King managed to retort: “I wonder.”

“Once I realised you were the wrong Tommy I saw all the other indications. That nothing fitted if you were the real man, everything did if you were not. That your reaction to London was too naive for anyone from the far west, you had to be putting on an act. You were prepared to stay here, snug and safe, although the man you pretended to be would never have stayed. As I told the Superintendent, it is easy with hindsight.”

“Clever Toff,” King half-sneered. “I thought I’d got away with it.”

“I can hardly believe all this,” Jolly said, in a hollow voice. “When — when was the switch made, sir ?”

“Oh, in the airport hospital,” Raison said. “That one’s easy.” He explained about the nurse, and then added: “The ward was left empty two or three times, the new extension was being built behind a canvas and plastic screen. It was very simple. In fact it was all beautifully simple — even Jack Fisher arriving on the scene to find out what Pamela had told me, and to ingratiate himself so that he could come to the flat and keep the false Tommy up to date with what was happening.”

There were so many more details, among them that Loman’s baggage had been stolen so that Alec George King could have all his identification papers and his clothes and credits. That Alec had known of Tetano’s identity because Fisher had picked up the news from London Airport police.
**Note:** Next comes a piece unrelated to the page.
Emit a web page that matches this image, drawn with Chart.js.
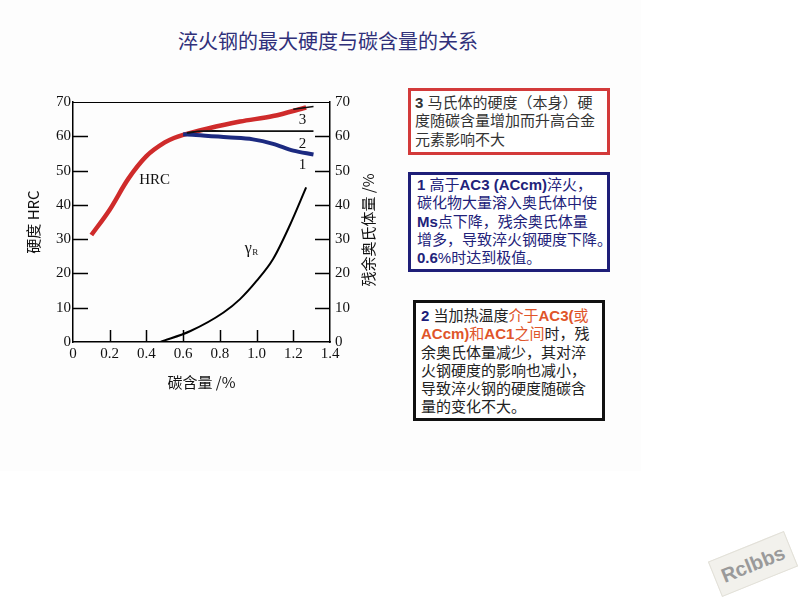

Later that day the police learned that the Hindles, once on the run, simply took over the Browns’ house. They had feared the Toff most, and Pamela next, because sooner or later they might have discovered the truth about ‘Tommy’. And Alec George King had made his fierce, overwhelming conquest to find out what she knew. He would not have killed her, he swore, simply overpowered her and taken her into the house where her father and brother were held captive.

Later that evening, too, Rollison went to see Pamela Brown.

She had been kept at the house by the police, she said with great indignation; or she would have been at Gresham Terrace on their heels. And, with fresh indignation, she demanded of Rollison :

“Why isn’t he here with you? Why didn’t you bring him?”

“Pamela,” Rollison said as he put his hand on her arm and led her into the hall where a few hours ago he had been so near death, “try not to hate me.”

“Hate you? Why on earth should I?”

“For what I have to tell you,” Rollison said.

Her eyes were so huge and bright but they held no radiance. Her lips were parted, but she uttered no words although three words formed on them, easy to read:

“He’s — not — dead?”

“No,” Rollison told her, “he’s not dead, Pam, but I think perhaps he deserves to be.”

Gently, he told her.

He did not know whether it was good or bad that she listened, and made no comment, and showed no sign of tears.

When he had done, and waited a while, Rollison went on: “There’s one deep cause for satisfaction, Pamela. You and your family did what you set out to do: you saved the life and fortune of the real Tommy G. Loman.”

*     *     *

When he saw that real Tommy G., the next day, he found him pleasant and likeable. But Rollison knew and Jolly knew and Pamela would soon know that as a personality he wasn’t a patch on the false Tommy G. Loman: and never would be.